Again and again, we find that few prescription and over the counter drugs do anything but temporarily suspend or mask superficial symptoms. Many may alter our chemistry in one way or other to reduce the effects of harmful medical conditions. But invariably, the side effects are worse or equally bad.
We should remember the words of the ancient philosopher Hippocrates, who advised medical professionals to heal the patient with food- rather than medicate them with drugs.
While it is rapidly becoming common knowledge that statin drugs and NSAIDS are much more dangerous than the medical community is telling us, over the counter drugs still fly beneath our radar. Few people realize the dangers of over the counter painkillers and similar drugs.
Now, new research has demonstrated that heartburn stopping drugs put us at greater risk of heart attack.
Scientists from Stanford University have published a study that shows proton pump inhibitors (PPIs) are associated with a greater risk of heart attacks and death from heart attacks. Even more disturbing, the findings held true even in subjects who had no history of heart disease. Of those who took PPIs, between 16 and 21 percent of them showed a greater tendency to suffer heart attacks. Worse yet, these patients had a 122 percent higher chance of dying from a cardiovascular condition.
The study was conducted by compiling electronic patient data spanning from 1994 to 2012. It traced the effects of PPIs on more than 3 million patients and were derived from a set of approximately 16 million digital documents. Once the researchers identified a group of 297,000 individual patients, all of whom suffered from acid reflux disease, they went on to look for recorded use of PPIs and accompanying cardiopulmonary conditions.
They found that those who did take any of the five most frequently prescribed PPI drugs had more than double the risk of a deadly heart attack as those who did not take the drugs. The drug names associated with an elevated risk of heart attack are Nexium, Prilosec, Protonix, Dexilant, and Aciphex.
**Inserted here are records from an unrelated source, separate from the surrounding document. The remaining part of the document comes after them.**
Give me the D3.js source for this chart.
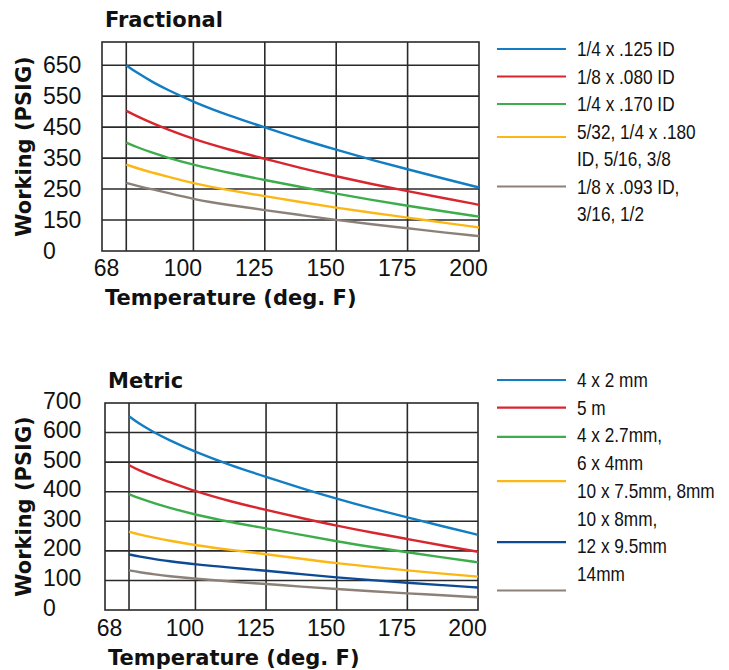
<!DOCTYPE html>
<html><head><meta charset="utf-8">
<script src="https://cdn.jsdelivr.net/npm/d3@7"></script>
<style>
body{margin:0;background:#fff;}
.tick text{font-family:"Liberation Sans",Arial,sans-serif;font-size:23px;fill:#111;}
.title{font-family:"DejaVu Sans",sans-serif;font-weight:bold;font-size:21px;fill:#111;}
.leg{font-family:"Liberation Sans",Arial,sans-serif;font-size:21px;fill:#111;}
</style></head><body>
<svg id="c" width="729" height="670"></svg>
<script>
// ---- data ----
const temps = [76.5, 80, 86, 90, 100, 112.5, 125, 137.5, 150, 162.5, 175, 187.5, 200];
const xTicks = [68, 100, 125, 150, 175, 200];
const fracYTicks = [0, 150, 250, 350, 450, 550, 650];
const metYTicks = [0, 100, 200, 300, 400, 500, 600, 700];

const frac_125ID  = [650, 627, 594, 575, 531, 487, 449, 411, 377, 344, 314, 284, 255];
const frac_080ID  = [503, 486, 461, 446, 411, 377, 348, 318, 291, 266, 243, 221, 199];
const frac_170ID  = [400, 386, 366, 354, 328, 302, 279, 257, 235, 215, 196, 178, 161];
const frac_180ID  = [329, 318, 302, 293, 268, 246, 227, 208, 190, 173, 158, 137, 114];
const frac_093ID  = [270, 261, 248, 240, 217, 198, 182, 166, 150, 129, 110, 90, 72];

const met_4x2     = [655, 630, 597, 578, 534, 489, 450, 412, 376, 343, 313, 283, 254];
const met_5       = [490, 472, 449, 436, 401, 367, 338, 311, 285, 262, 240, 218, 197];
const met_4x27    = [392, 378, 359, 348, 322, 297, 276, 254, 232, 213, 195, 178, 161];
const met_10x75   = [265, 255, 243, 236, 219, 203, 189, 173, 158, 146, 134, 123, 113];
const met_10x8    = [188, 181, 171, 166, 154, 143, 133, 121, 110, 101, 92, 84, 76];
const met_14      = [134, 128, 120, 115, 106, 96, 88, 79, 71, 63, 56, 50, 43];

const fracLabels = [["1/4 x .125 ID"], ["1/8 x .080 ID"], ["1/4 x .170 ID"],
                    ["5/32, 1/4 x .180", "ID, 5/16, 3/8"], ["1/8 x .093 ID,", "3/16, 1/2"]];
const metLabels  = ["4 x 2 mm", "5 m", "4 x 2.7mm,", "6 x 4mm", "10 x 7.5mm, 8mm", "10 x 8mm,", "12 x 9.5mm", "14mm"];

const colors = {blue:"#127dc2", red:"#d8262f", green:"#3cad4a", yellow:"#fdb714", taupe:"#8b8178", navy:"#0c4a96"};

const fracSeries = [
  {values: frac_125ID, color: colors.blue},
  {values: frac_080ID, color: colors.red},
  {values: frac_170ID, color: colors.green},
  {values: frac_180ID, color: colors.yellow},
  {values: frac_093ID, color: colors.taupe}
];
const metSeries = [
  {values: met_4x2, color: colors.blue},
  {values: met_5, color: colors.red},
  {values: met_4x27, color: colors.green},
  {values: met_10x75, color: colors.yellow},
  {values: met_10x8, color: colors.navy},
  {values: met_14, color: colors.taupe}
];

// ---- drawing ----
const svg = d3.select("#c");

function drawChart(o) {
  const g = svg.append("g");
  const x = d3.scaleLinear().domain([68, 200]).range([o.left, o.right]);
  const y = o.y;
  g.append("text").attr("class","title").attr("x", o.left + 3).attr("y", o.top - o.titleGap).text(o.title);
  g.selectAll(".vg").data(o.gridX).join("line")
    .attr("x1", d => x(d)).attr("x2", d => x(d)).attr("y1", o.top).attr("y2", o.bottom)
    .attr("stroke", "#2a2a2a").attr("stroke-width", 1.6);
  g.selectAll(".hg").data(o.gridY).join("line")
    .attr("x1", o.left).attr("x2", o.right).attr("y1", d => y(d)).attr("y2", d => y(d))
    .attr("stroke", "#2a2a2a").attr("stroke-width", 1.6);
  g.append("rect").attr("x", o.left).attr("y", o.top).attr("width", o.right - o.left).attr("height", o.bottom - o.top)
    .attr("fill", "none").attr("stroke", "#2a2a2a").attr("stroke-width", 1.6);
  const line = d3.line().x((d, i) => x(temps[i])).y(d => y(d)).curve(d3.curveBasis);
  g.selectAll(".curve").data(o.series).join("path")
    .attr("d", d => line(d.values)).attr("fill", "none").attr("stroke", d => d.color).attr("stroke-width", 2.4);
  const xa = g.append("g").attr("transform", `translate(0,${o.bottom})`)
    .call(d3.axisBottom(x).tickValues(xTicks).tickSize(0).tickPadding(o.xPad).tickFormat(d3.format("d")));
  xa.select(".domain").remove();
  xa.selectAll("text").attr("dx", d => d === 68 ? 4 : -11);
  const ya = g.append("g").attr("transform", `translate(43,${o.yDy})`)
    .call(d3.axisLeft(y).tickValues(o.yTicks).tickSize(0).tickFormat(d3.format("d")));
  ya.select(".domain").remove();
  ya.selectAll("text").attr("x", 0).attr("text-anchor", "start").attr("dy", "0.35em");
  g.append("text").attr("class","title").attr("x", o.left + 3).attr("y", o.bottom + o.xTitleGap).text("Temperature (deg. F)");
  g.append("text").attr("class","title").attr("text-anchor","middle")
    .attr("transform", `translate(31,${(o.top + o.bottom) / 2}) rotate(-90)`).text("Working (PSIG)");
}

const fracTop = 42, fracBottom = 251;
drawChart({
  title: "Fractional", titleGap: 15,
  left: 102, right: 479, top: fracTop, bottom: fracBottom,
  y: d3.scaleLinear().domain([0, 150, 725]).range([fracBottom, fracBottom - 31, fracTop]),
  gridX: [76.5, 100, 125, 150, 175], gridY: [150, 250, 350, 450, 550, 650],
  yTicks: fracYTicks, yDy: -1, xPad: 9, xTitleGap: 54,
  series: fracSeries
});
const metTop = 403, metBottom = 610;
drawChart({
  title: "Metric", titleGap: 15,
  left: 105, right: 478, top: metTop, bottom: metBottom,
  y: d3.scaleLinear().domain([0, 700]).range([metBottom, metTop]),
  gridX: [76.5, 100, 125, 150, 175], gridY: [100, 200, 300, 400, 500, 600],
  yTicks: metYTicks, yDy: -3, xPad: 10, xTitleGap: 55,
  series: metSeries
});

function legend(x0, y0, step, lines, swatches) {
  const g = svg.append("g");
  g.selectAll("text").data(lines).join("text").attr("class","leg")
    .attr("transform", (d, i) => `translate(${x0 + 80},${y0 + i * step}) scale(0.82,1)`).text(d => d);
  g.selectAll("line").data(swatches).join("line")
    .attr("x1", x0).attr("x2", x0 + 69)
    .attr("y1", d => y0 + d.row * step - 7).attr("y2", d => y0 + d.row * step - 7)
    .attr("stroke", d => d.color).attr("stroke-width", 2.2);
}
legend(497, 56, 27.5, fracLabels.flat(), [
  {row: 0, color: colors.blue}, {row: 1, color: colors.red}, {row: 2, color: colors.green},
  {row: 3.2, color: colors.yellow}, {row: 5, color: colors.taupe}]);
legend(497, 387, 27.7, metLabels, [
  {row: 0, color: colors.blue}, {row: 1, color: colors.red}, {row: 2.05, color: colors.green},
  {row: 3.65, color: colors.yellow}, {row: 5.85, color: colors.navy}, {row: 7.6, color: colors.taupe}]);
</script>
</body></html>
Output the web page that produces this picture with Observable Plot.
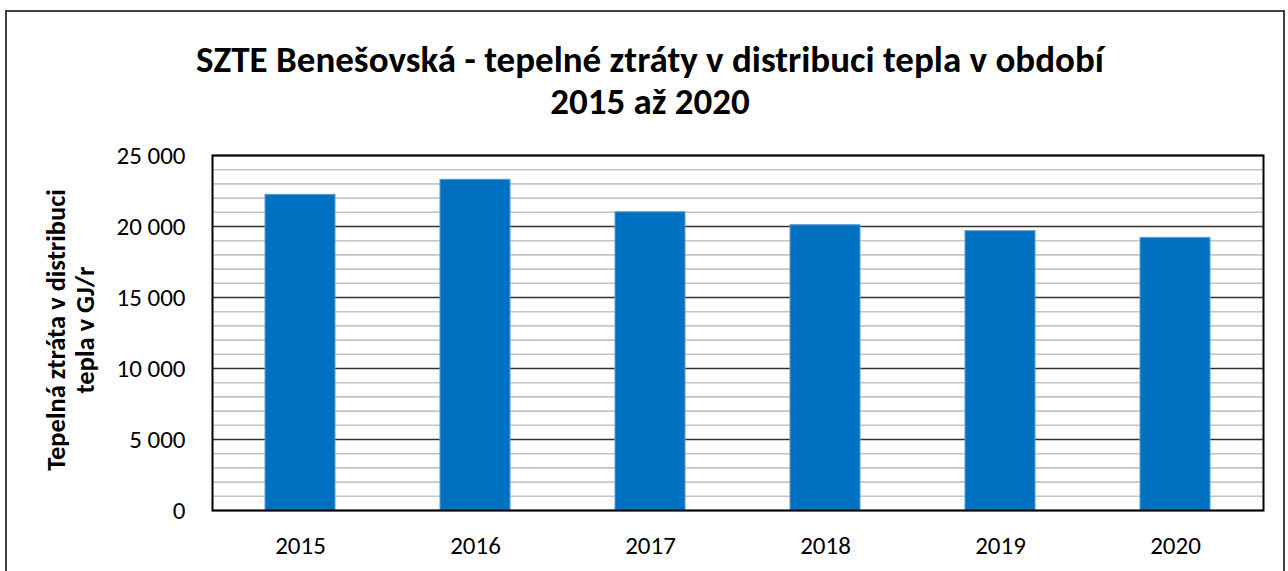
<!DOCTYPE html>
<html>
<head>
<meta charset="utf-8">
<script src="https://cdn.jsdelivr.net/npm/d3@7"></script>
<script src="https://cdn.jsdelivr.net/npm/@observablehq/plot@0.6"></script>
<style>
  html, body { margin: 0; padding: 0; background: #fff; }
  #wrap { position: relative; width: 1288px; height: 571px; overflow: hidden; font-family: Carlito, Lato, sans-serif; }
  #border { position: absolute; left: 5px; top: 10px; width: 1280px; height: 600px; border: 2px solid #404040; box-sizing: border-box; }
  #title { position: absolute; left: 0; width: 1300px; top: 39px; text-align: center; font-weight: bold; font-size: 37px; line-height: 42px; color: #000; }
  #ytitle { position: absolute; left: 71px; top: 330px; width: 400px; transform: translate(-50%, -50%) rotate(-90deg); text-align: center; font-weight: bold; font-size: 26.5px; line-height: 29px; color: #000; white-space: pre; }
  #chart { position: absolute; left: 0; top: 0; }
  #chart svg text { font-size: 25px; }
</style>
</head>
<body>
<div id="wrap">
  <div id="border"></div>
  <div id="chart"></div>
  <div id="title"></div>
  <div id="ytitle"></div>
</div>
<script>
const years = ["2015", "2016", "2017", "2018", "2019", "2020"];
const losses = [22230, 23290, 21000, 20090, 19670, 19200];
const yMajorTicks = [0, 5000, 10000, 15000, 20000, 25000];
const yMinorTicks = [1000,2000,3000,4000,6000,7000,8000,9000,11000,12000,13000,14000,16000,17000,18000,19000,21000,22000,23000,24000];
const titleLines = ["SZTE Benešovská - tepelné ztráty v distribuci tepla v období", "2015 až 2020"];
const yTitle = "Tepelná ztráta v distribuci\ntepla v GJ/r";

const data = years.map((y, i) => ({year: y, value: losses[i]}));
const fmt = d => d3.format(",")(d).replace(/,/g, " ");
const font = "Carlito, Lato, sans-serif";

document.getElementById("title").innerHTML = titleLines.join("<br>");
document.getElementById("ytitle").textContent = yTitle;

const chart = Plot.plot({
  width: 1288,
  height: 571,
  marginLeft: 212,
  marginRight: 25,
  marginTop: 155,
  marginBottom: 61,
  style: {fontFamily: font, fontSize: "25px", color: "#000", background: "transparent", overflow: "visible"},
  x: {domain: years, paddingInner: 0.6, paddingOuter: 0.3, label: null},
  y: {domain: [0, 25000], label: null},
  marks: [
    Plot.ruleY(yMinorTicks, {stroke: "#c4c4c4", strokeWidth: 1.6}),
    Plot.ruleY(yMajorTicks, {stroke: "#333", strokeWidth: 1.5}),
    Plot.barY(data, {x: "year", y: "value", fill: "#0070C0", stroke: "#5B9BD5", strokeWidth: 1}),
    Plot.frame({stroke: "#000", strokeWidth: 2}),
    Plot.axisY({ticks: yMajorTicks, tickFormat: fmt, tickSize: 0, tickPadding: 27, label: null}),
    Plot.axisX({tickSize: 0, tickPadding: 26, label: null})
  ]
});
document.getElementById("chart").appendChild(chart);
</script>
</body>
</html>
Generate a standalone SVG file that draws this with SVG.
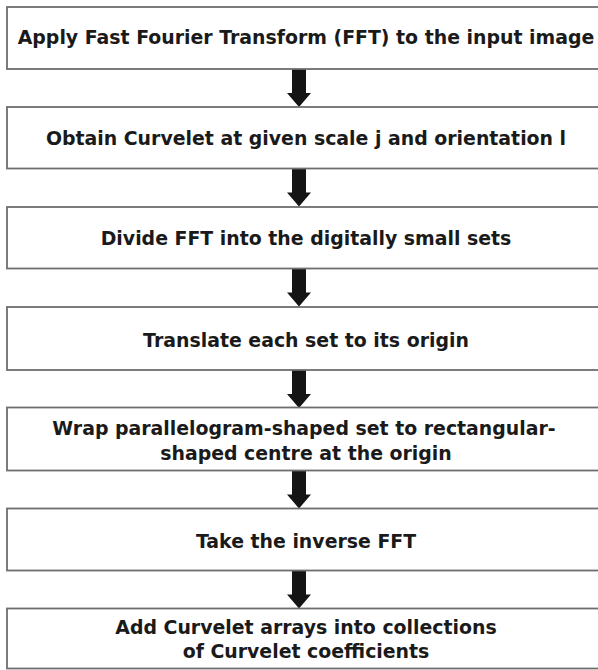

These are not the only such drugs on the market, but they are the ones most commonly prescribed for acid reflux. Generic versions of these drugs were not studied, but it can be presumed that the results would be similar.
If you are one of the 21 million Americans taking a proton pump inhibitor, you know how unpleasant acid reflux can be. Globally, these types of drugs sell for more than $13 billion dollars every year.
Heartburn is a pretty common condition. Most people will experience acid reflux at some time in their lives. Many of those people will confuse the event with a heart attack, which puts them at risk of being diagnosed with a condition they do not have. Doctors who encounter cases of acid reflux which the patient mistakes for a heart attack are more likely to prescribe a PPI. They do this to reduce the risk of the patient will be misdiagnosed with a heart condition at some time in the future. Only now do we know that PPIs might be as dangerous or more dangerous than a misdiagnosis.
This is far from welcome news, especially in light of the fact that most over the counter pain killers are also associated with an increased risk of cardiovascular problems and heart attack. In fact, taking a drug like Tylenol PM, or Excedrin places a person at 4 times their normal risk of a heart attack or stroke. Considering the fact that many people take these drugs every day that is a terrifying realization.
PPIs can also increase your risk of kidney problems and bone fractures.
To avoid all of these terrible risks and side effects, you can prevent and treat heartburn naturally. By avoiding foods that cause gut inflammation (bloated gut), you can greatly reduce the chance of stomach acid rising into the esophagus.
More and more, we find that foods that cause belly bloat are associated with a host of dire medical conditions. When the belly becomes swollen, the intestines are inflamed- much like a swollen sinus cavity. This reduces the gut’s ability to retain acids and toxins that should only be in the gut. Once these toxins seep into the bloodstream, or rise into the esophagus- all manner of harm can occur.
It will require some research, and we recommend keeping a food journal. Write down the foods that cause bloating, and avoid those foods.